Explainer | US presidential election: what is the ‘Blue Wall’ and how can it be breached?
Among the fiercest battlegrounds in this year’s US presidential election are three states Donald Trump won in 2016 but lost in 2020
With mere days to go until the US presidential election on Tuesday, millions worldwide are trying to navigate the sometimes confusing campaign terminology used by political media.
One phrase is the “Blue Wall” – what is it, exactly? How can it determine whether the Republican Party nominee, former president Donald Trump, or the Democratic Party nominee, US Vice-President Kamala Harris, takes the White House?
In a presidential election, a candidate must secure at least 270 of 538 Electoral College votes. Each state is allocated electors based on its number of US representatives and senators, and a state’s electoral college votes go to the candidate who wins that state’s popular vote.
Most of the 50 states have established voting patterns that lean either Republican or Democratic. Since 1992, 18 states – many located on the east and west coasts of the country – and the District of Columbia have consistently supported the Democratic candidate, a so-called “Blue Wall”.

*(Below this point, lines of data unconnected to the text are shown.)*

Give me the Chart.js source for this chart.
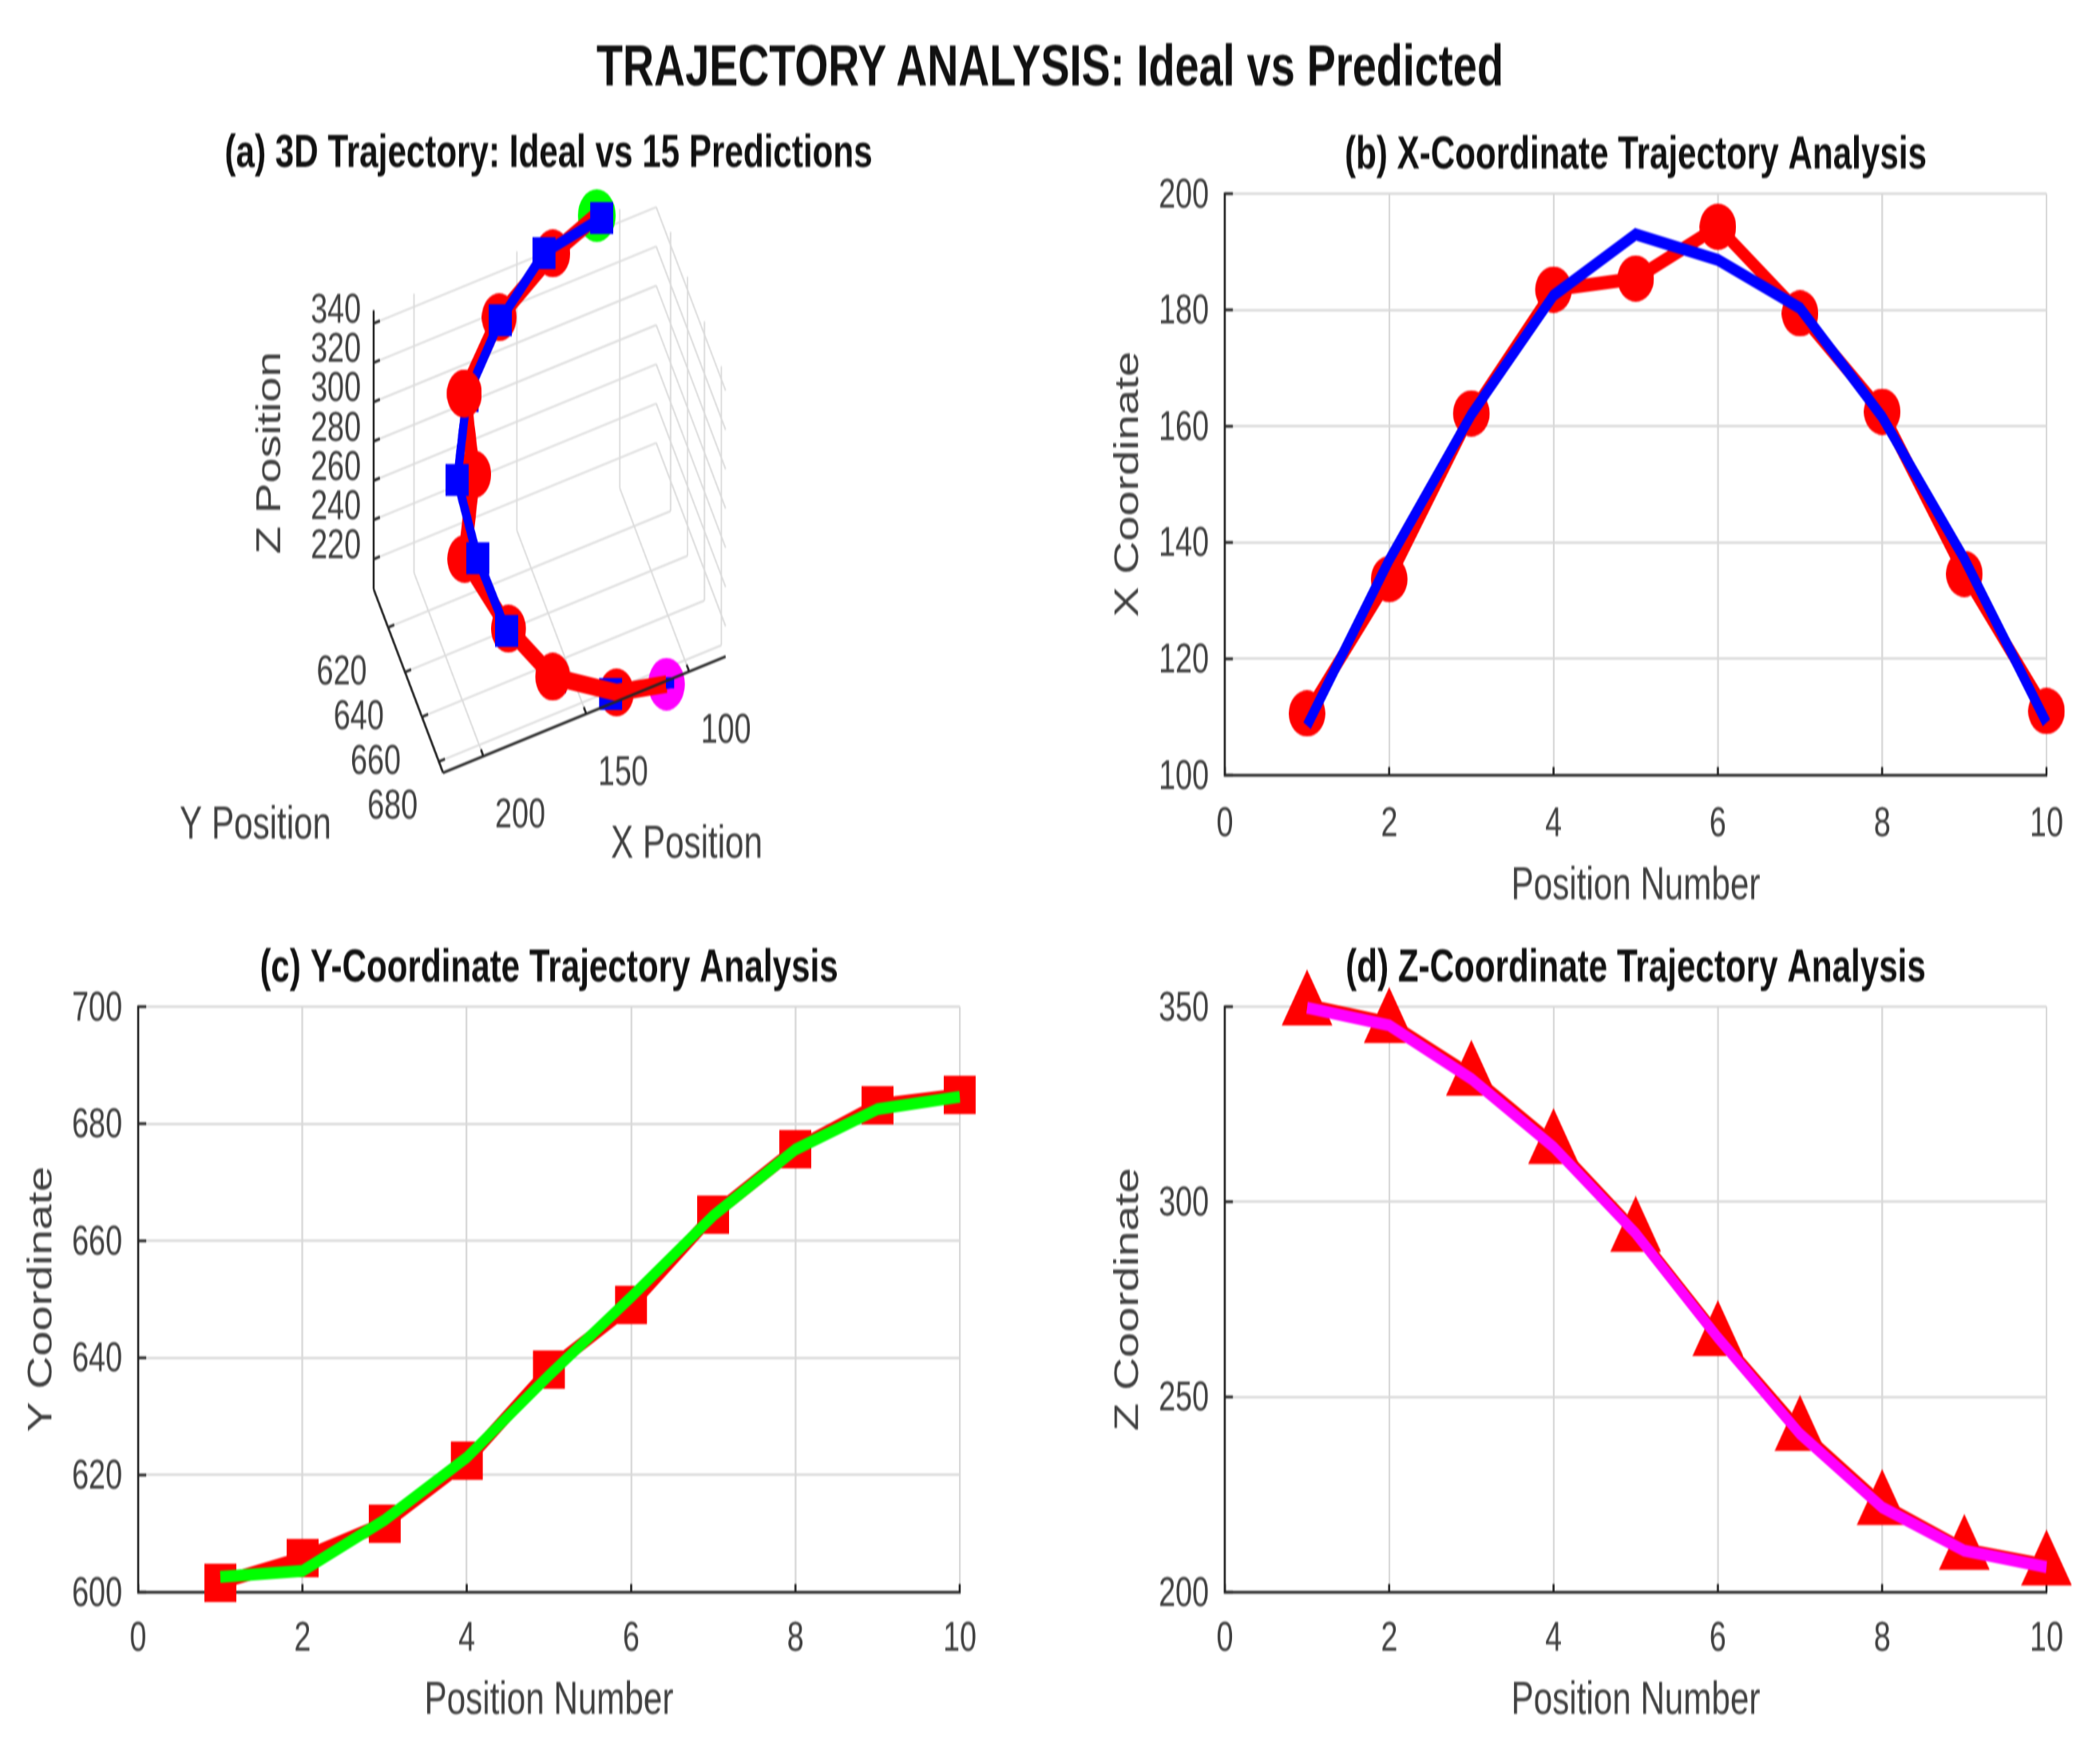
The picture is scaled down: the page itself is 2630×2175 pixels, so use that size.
<!DOCTYPE html>
<html><head><meta charset="utf-8">
<script src="https://cdn.jsdelivr.net/npm/chart.js@4"></script>
<style>
html,body{margin:0;padding:0;background:#fff;width:2630px;height:2175px;overflow:hidden}
canvas{position:absolute;left:0;top:0;transform-origin:0 0;transform:scaleX(.74);filter:blur(.9px)}
#sup{position:absolute;left:0;width:2630px;top:44px;text-align:center;font:bold 73px "Liberation Sans";color:#111;line-height:76px;white-space:nowrap;transform:scaleX(.74);filter:blur(.9px)}
</style></head><body>
<div id="sup">TRAJECTORY ANALYSIS: Ideal vs Predicted</div>
<canvas id="ca"></canvas><canvas id="cb"></canvas><canvas id="cc"></canvas><canvas id="cd"></canvas>
<script>
const positions=[1,2,3,4,5,6,7,8,9,10];
const xPredicted=[110.6,133.7,162.2,183.5,185.4,194.3,179.4,162.5,134.6,111];
const xIdeal=[108.5,137,162,182.5,193,188.6,180.3,161.6,137.2,109];
const yPredicted=[601.6,605.8,611.7,622.4,638,649,664.5,675.7,683.2,684.9];
const yIdeal=[602.6,603.6,612.3,623,637,650.4,664.3,675.6,682.5,684.6];
const zPredicted=[350.5,346,332.5,315,292.5,265.8,241.5,222.5,211,207];
const zIdeal=[349.7,345.2,331.5,314,291.9,265.2,240.5,221.7,210.6,206.4];
const xTicks3D=[100,150,200], yTicks3D=[620,640,660,680], zTicks3D=[220,240,260,280,300,320,340];

const K=0.74,W=2630/K,H=2175,FONT='"Liberation Sans"',TXT='#404040',AXIS='#262626',GRID='#d9d9d9';
const TITLE_SIZE=57,TITLE_LH=1.2;
Chart.defaults.devicePixelRatio=1;
['ca','cb','cc','cd'].forEach(id=>{const c=document.getElementById(id);c.width=W;c.height=H;});

function marker(kind,wReal,h,color,below){
  const w=Math.round(wReal/K),c=document.createElement('canvas');c.width=w;c.height=h+(below||0);const g=c.getContext('2d');g.fillStyle=color;g.beginPath();
  if(kind==='circle')g.ellipse(w/2,h/2,w/2,h/2,0,0,Math.PI*2);
  if(kind==='square')g.rect(0,0,w,h);
  if(kind==='triangle'){g.moveTo(w/2,0);g.lineTo(w,h);g.lineTo(0,h);g.closePath();}
  g.fill();return c;
}
const pts=(xs,ys)=>xs.map((x,i)=>({x,y:ys[i]}));
const innerTicks={id:'innerTicks',beforeDatasetsDraw(ch){
  const g=ch.ctx,a=ch.chartArea;g.save();g.strokeStyle=AXIS;g.lineWidth=3.5;g.beginPath();
  ch.scales.x.ticks.forEach(t=>{const p=ch.scales.x.getPixelForValue(t.value);g.moveTo(p,a.bottom);g.lineTo(p,a.bottom-10);});
  ch.scales.y.ticks.forEach(t=>{const p=ch.scales.y.getPixelForValue(t.value);g.moveTo(a.left,p);g.lineTo(a.left+10/K,p);});
  g.stroke();g.restore();}};
const titleOpts=(text,size,top,centerY)=>({display:true,text,fullSize:false,color:'#111',font:{family:FONT,size,weight:'bold',lineHeight:TITLE_LH},padding:{top:0,bottom:top-centerY-size*TITLE_LH/2}});

function panel(id,box,title,yTitle,yMin,yMax,yStep,datasets){
  const yW=150/K,xH=box.xh,cy=box.t-47;
  return new Chart(document.getElementById(id),{type:'scatter',data:{datasets},plugins:[innerTicks],options:{
    responsive:false,animation:false,
    layout:{padding:{left:box.l/K-yW,right:W-box.r/K,top:cy-TITLE_SIZE*TITLE_LH/2,bottom:H-box.b-xH}},
    plugins:{legend:{display:false},tooltip:{enabled:false},title:titleOpts(title,TITLE_SIZE,box.t,cy)},
    scales:{
      x:{type:'linear',min:0,max:10,afterFit(s){s.height=xH},
        ticks:{stepSize:2,padding:box.tp,color:TXT,font:{family:FONT,size:51,lineHeight:1},maxRotation:0,autoSkip:false},
        grid:{color:GRID,lineWidth:3,drawTicks:false},border:{color:AXIS,width:3.5},
        title:{display:true,text:'Position Number',color:TXT,font:{family:FONT,size:57,lineHeight:1},padding:{top:4,bottom:0}}},
      y:{type:'linear',min:yMin,max:yMax,afterFit(s){s.width=yW},
        ticks:{stepSize:yStep,padding:27,labelOffset:3,color:TXT,font:{family:FONT,size:51,lineHeight:1},autoSkip:false},
        grid:{color:GRID,lineWidth:3,drawTicks:false},border:{color:AXIS,width:3.5},
        title:{display:true,text:yTitle,color:TXT,font:{family:FONT,size:57,lineHeight:1},padding:{top:12,bottom:0}}}
    }}});
}
const lineDs=(data,color,width,extra)=>Object.assign({data,showLine:true,borderColor:color,backgroundColor:color,borderWidth:width,pointRadius:0,clip:false,tension:0},extra||{});
const redMarks=(data,img,w)=>lineDs(data,'#ff0000',w,{pointStyle:img,pointRadius:28,borderJoinStyle:'round'});

panel('cb',{l:1534,r:2563,t:242.5,b:970.5,xh:168,tp:37},'(b) X-Coordinate Trajectory Analysis','X Coordinate',100,200,20,[
  lineDs(pts(positions,xIdeal),'#0000ff',15),
  redMarks(pts(positions,xPredicted),marker('circle',46,58,'#ff0000'),17)]);
panel('cc',{l:173,r:1202,t:1260.5,b:1993.5,xh:165,tp:34},'(c) Y-Coordinate Trajectory Analysis','Y Coordinate',600,700,20,[
  lineDs(pts(positions,yIdeal),'#00ff00',15),
  redMarks(pts(positions,yPredicted),marker('square',40,48,'#ff0000'),17)]);
panel('cd',{l:1534,r:2563,t:1260.5,b:1993.5,xh:165,tp:34},'(d) Z-Coordinate Trajectory Analysis','Z Coordinate',200,350,50,[
  lineDs(pts(positions,zIdeal),'#ff00ff',15),
  redMarks(pts(positions,zPredicted),marker('triangle',64,70,'#ff0000',18),15)]);

/* panel (a): the 3D box is projected on to a plane and plotted through hidden linear scales */
const X_MAX=219.6,X_MIN=82.3,Y_MIN=603,Y_MAX=685,Z_MIN=204.6,Z_MAX=346.7,MARK_Z_SHIFT=4.2;
function project(x,y,z){return {x:(468+(X_MAX-x)*2.577+(y-Y_MIN)*1.06)/K, y:738-(X_MAX-x)*1.06+(y-Y_MIN)*2.8-(z-Z_MIN)*2.46};}
const seg=(list,a,b)=>{list.push(project(...a),project(...b),{x:NaN,y:NaN});};
const gridSegs=[],axisSegs=[];
xTicks3D.forEach(t=>{seg(gridSegs,[t,Y_MIN,Z_MIN],[t,Y_MAX,Z_MIN]);seg(gridSegs,[t,Y_MIN,Z_MIN],[t,Y_MIN,Z_MAX]);seg(axisSegs,[t,Y_MAX,Z_MIN],[t,Y_MAX-3,Z_MIN]);});
yTicks3D.forEach(t=>{seg(gridSegs,[X_MAX,t,Z_MIN],[X_MIN,t,Z_MIN]);seg(gridSegs,[X_MIN,t,Z_MIN],[X_MIN,t,Z_MAX]);seg(axisSegs,[X_MAX,t,Z_MIN],[X_MAX-3,t,Z_MIN]);});
zTicks3D.forEach(t=>{seg(gridSegs,[X_MAX,Y_MIN,t],[X_MIN,Y_MIN,t]);seg(gridSegs,[X_MIN,Y_MIN,t],[X_MIN,Y_MAX,t]);seg(axisSegs,[X_MAX,Y_MIN,t],[X_MAX-3,Y_MIN,t]);});
seg(axisSegs,[X_MAX,Y_MIN,Z_MIN],[X_MAX,Y_MIN,Z_MAX]);seg(axisSegs,[X_MAX,Y_MIN,Z_MIN],[X_MAX,Y_MAX,Z_MIN]);seg(axisSegs,[X_MAX,Y_MAX,Z_MIN],[X_MIN,Y_MAX,Z_MIN]);

const ideal3D=positions.map((_,i)=>project(xIdeal[i],yIdeal[i],zIdeal[i]-MARK_Z_SHIFT));
const pred3D=positions.map((_,i)=>project(xPredicted[i],yPredicted[i],zPredicted[i]-MARK_Z_SHIFT));
const redDot=marker('circle',44,60,'#ff0000'),blueSq=marker('square',29,40,'#0000ff'),tinySq=marker('square',10,14,'#0000ff');
const axisLabels3D={id:'axisLabels3D',afterDraw(ch){
  const g=ch.ctx;g.save();g.fillStyle=TXT;g.textBaseline='middle';
  g.font='51px '+FONT;g.textAlign='right';
  zTicks3D.forEach(t=>{const p=project(X_MAX,Y_MIN,t);g.fillText(String(t),p.x-16/K,p.y-15);});
  g.textAlign='center';
  yTicks3D.forEach(t=>{const p=project(X_MAX,t,Z_MIN);g.fillText(String(t),p.x-58/K,p.y+57);});
  xTicks3D.forEach(t=>{const p=project(t,Y_MAX,Z_MIN);g.fillText(String(t),p.x+46/K,p.y+75);});
  g.font='57px '+FONT;g.fillText('Y Position',320/K,1034);g.fillText('X Position',860/K,1058);
  g.translate(339/K,567);g.rotate(-Math.PI/2);g.fillText('Z Position',0,0);
  g.restore();}};
const overIdx=[0,1,2,3,4,5,6];
/* first dataset is painted last */
new Chart(document.getElementById('ca'),{type:'scatter',plugins:[axisLabels3D],data:{datasets:[
  lineDs(axisSegs,AXIS,3.5),
  lineDs([ideal3D[9]],'#0000ff',1,{showLine:false,pointStyle:tinySq,pointRadius:10}),
  lineDs([pred3D[3]],'#ff0000',1,{showLine:false,pointStyle:redDot,pointRadius:28}),
  lineDs(overIdx.map(i=>ideal3D[i]),'#0000ff',14,{pointStyle:blueSq,pointRadius:overIdx.map(i=>i===3?0:20)}),
  lineDs(pred3D,'#ff0000',22,{pointStyle:redDot,pointRadius:pred3D.map((_,i)=>(i===0||i===8||i===9)?0:28),borderJoinStyle:'round'}),
  lineDs(ideal3D,'#0000ff',14,{pointStyle:blueSq,pointRadius:ideal3D.map((_,i)=>i===9?0:20)}),
  lineDs([pred3D[8]],'#ff0000',1,{showLine:false,pointStyle:redDot,pointRadius:28}),
  lineDs([pred3D[0]],'#00ff00',1,{showLine:false,pointStyle:marker('circle',47,66,'#00ff00'),pointRadius:28}),
  lineDs([pred3D[9]],'#ff00ff',1,{showLine:false,pointStyle:marker('circle',46,66,'#ff00ff'),pointRadius:28}),
  lineDs(gridSegs,'#dcdcdc',2.5)
]},options:{responsive:false,animation:false,
  layout:{padding:{left:200/K,right:W-1174/K,top:193-TITLE_SIZE*TITLE_LH/2,bottom:H-1000}},
  plugins:{legend:{display:false},tooltip:{enabled:false},title:titleOpts('(a) 3D Trajectory: Ideal vs 15 Predictions',TITLE_SIZE,241,193)},
  scales:{x:{type:'linear',display:false,min:200/K,max:1174/K},y:{type:'linear',display:false,reverse:true,min:241,max:1000}}
}});
</script>
</body></html>
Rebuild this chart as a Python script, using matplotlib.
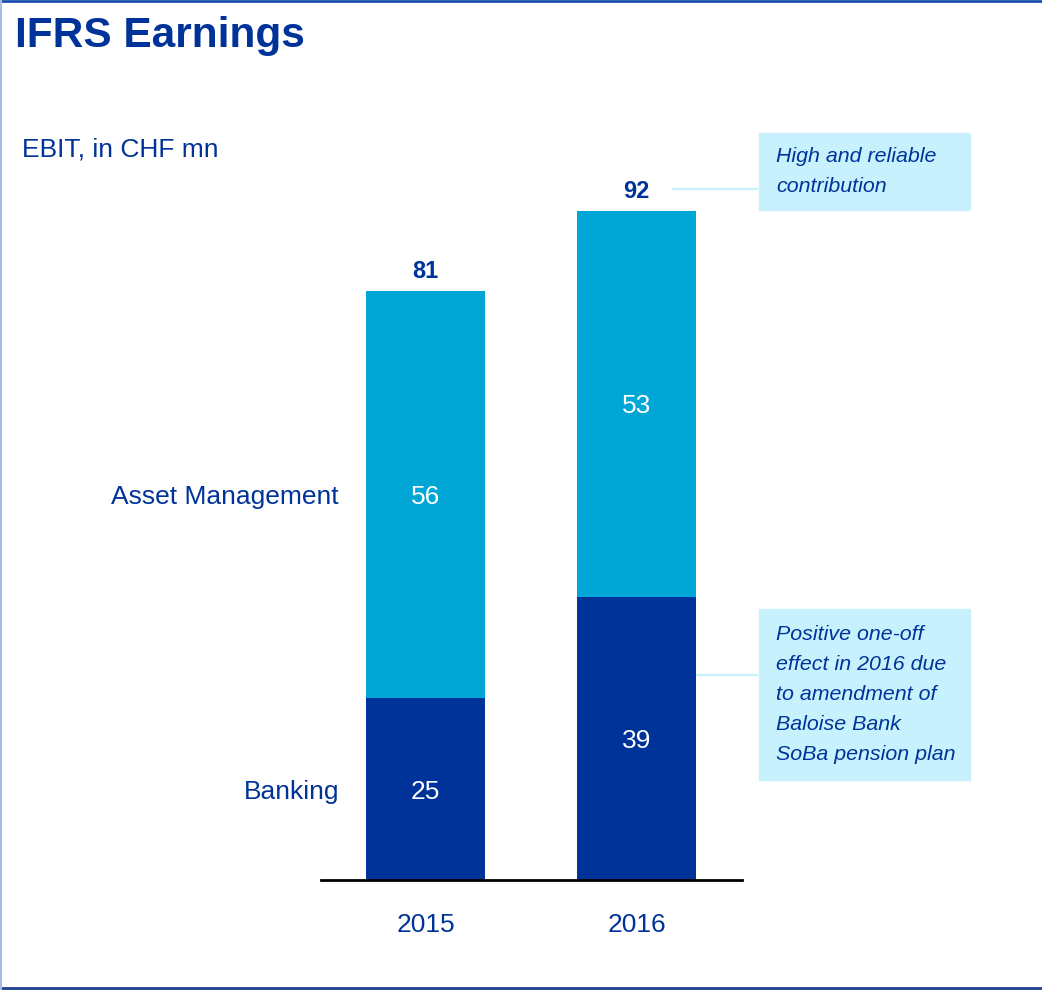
import matplotlib
matplotlib.use("Agg")
from matplotlib import pyplot as plt
from matplotlib.patches import Rectangle
from matplotlib.lines import Line2D

plt.rcParams["font.family"] = ["Liberation Sans", "DejaVu Sans"]

#+++++ data
years = ["2015", "2016"]
banking = [25, 39]
asset_mgmt = [56, 53]
totals = [b + a for b, a in zip(banking, asset_mgmt)]
segments = ["Banking", "Asset Management"]
note_top = "High and reliable\ncontribution"
note_bottom = "Positive one-off\neffect in 2016 due\nto amendment of\nBaloise Bank\nSoBa pension plan"
#-----

dark = "#003399"
light = "#00A6D6"
txt = "#003399"
boxc = "#C6F1FD"

W, H = 1042, 990
fig = plt.figure(figsize=(W/100, H/100), dpi=100)


def fx(x):
    return x / W


def fy(y):
    return 1 - y / H


# plot area in pixels: x 321..742, baseline y 880, top y 130
ax = fig.add_axes([fx(321), fy(880), fx(742) - fx(321), (880 - 130) / H])
xs = [0, 1]
width = 0.56
ax.bar(xs, banking, width=width, color=dark)
ax.bar(xs, asset_mgmt, width=width, bottom=banking, color=light)
ax.set_xlim(-0.495, 1.5)
ax.set_ylim(0, 103.2)

for x, b, a, t in zip(xs, banking, asset_mgmt, totals):
    ax.text(x, b / 2, str(b), ha="center", va="center_baseline", color="white", fontsize=19)
    ax.text(x, b + a / 2, str(a), ha="center", va="center_baseline", color="white", fontsize=19)
    ax.text(x, t + 1.2, str(t), ha="center", va="bottom", color=txt,
            fontsize=17, fontweight="bold")

# segment labels left of first bar
ax.text(-0.41, banking[0] / 2, segments[0], ha="right", va="center_baseline",
        color=txt, fontsize=19)
ax.text(-0.41, banking[0] + asset_mgmt[0] / 2, segments[1], ha="right",
        va="center_baseline", color=txt, fontsize=19)

ax.set_xticks(xs)
ax.set_xticklabels(years, fontsize=19, color=txt)
ax.tick_params(axis="x", length=0, pad=24)
ax.set_yticks([])
for s in ["top", "right", "left"]:
    ax.spines[s].set_visible(False)
ax.spines["bottom"].set_linewidth(2)
ax.spines["bottom"].set_color("black")
ax.patch.set_alpha(0)

# titles
fig.text(fx(15), fy(36), "IFRS Earnings", fontsize=30.5, fontweight="bold",
         color=txt, va="center", ha="left")
fig.text(fx(22), fy(149), "EBIT, in CHF mn", fontsize=19, color=txt,
         va="center", ha="left")

# annotation boxes
for (x0, y0, x1, y1), note, (lx0, ly) in [
    ((759, 133, 970, 210), note_top, (673, 189)),
    ((759, 609, 970, 780), note_bottom, (697, 675)),
]:
    fig.patches.append(Rectangle((fx(x0), fy(y1)), fx(x1) - fx(x0), (y1 - y0) / H,
                                 transform=fig.transFigure, color=boxc, zorder=1))
    fig.text(fx(776), fy((y0 + y1) / 2), note, fontsize=15.4, style="italic",
             color=txt, ha="left", va="center", linespacing=1.75, zorder=2)
    fig.lines.append(Line2D([fx(lx0), fx(757)], [fy(ly), fy(ly)],
                            transform=fig.transFigure, color=boxc, lw=1.5))

# slide frame
fig.lines.append(Line2D([0, 1], [fy(1), fy(1)], transform=fig.transFigure,
                        color="#1F4FB0", lw=2))
fig.lines.append(Line2D([0, 1], [fy(988), fy(988)], transform=fig.transFigure,
                        color="#1F3F90", lw=2))
fig.lines.append(Line2D([fx(1), fx(1)], [0, 1], transform=fig.transFigure,
                        color="#A8BDE6", lw=1.5))

fig.savefig("out.png", dpi=100)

All told, they represent 238 electoral college votes, with California and New York contributing the largest number, respectively 54 and 28 votes.
Republican have similar strongholds: most of the country’s southern and interior states. But aside from Texas and Florida – 40 and 30 electoral college votes, respectively – these states are less populated, and thus carry fewer electoral votes. All told, solidly Republican states carry 218 electoral college votes.